Extract

Studies of Thomas Jefferson and education usually begin with his writings about education and explore them as Western philosophy, civics, or architectural prophecy. In Thomas Jefferson's Education Alan Taylor never fully parses Jefferson's “Bill for the More General Diffusion of Knowledge” (1778), his curricular reforms for the College of William & Mary, or comprehensively outlines Jefferson's farsighted principles about pedagogy and buildings that he hoped would define the University of Virginia. This tale begins and ends with students behaving badly. In between, Taylor explores the circumstances that thwarted Jefferson's vision for educational institutions. This Jefferson reluctantly competes for the attention of adolescent males amid the desperate, fading fortunes of Virginia in an adolescent nation.

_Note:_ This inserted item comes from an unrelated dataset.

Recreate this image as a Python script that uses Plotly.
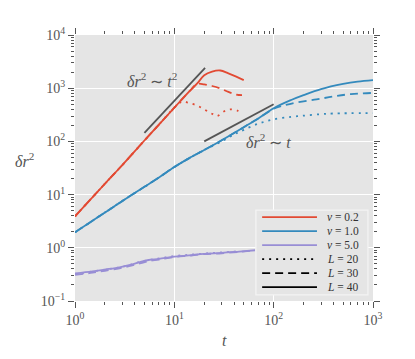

Jefferson's vision of a system of public education faced constant resistance from a public loath to fund it. Virginia's rural population made public grammar schools impractical, and universities required wealth and served the elite. The second front of his battle mired in the unstable structure of slave society that made for incorrigible white boys and young men whose entitlements made them resistant to academic instruction and defiant to tutors or professors who tried correcting their behavior. Young Virginians were quick to fight, duel, whip, rape, or vandalize, and relied on honor codes that prevented them from testifying against each other. We meet here the ghosts of Edmund Morgan's rowdy republicanism from American Slavery, American Freedom (1975), coupled with Bertram Wyatt-Brown's codes of honor and rule of violence that defined southern culture. Jefferson is indicted here for his inaction in ending slavery and the persistent ill behavior of white males is his sentence.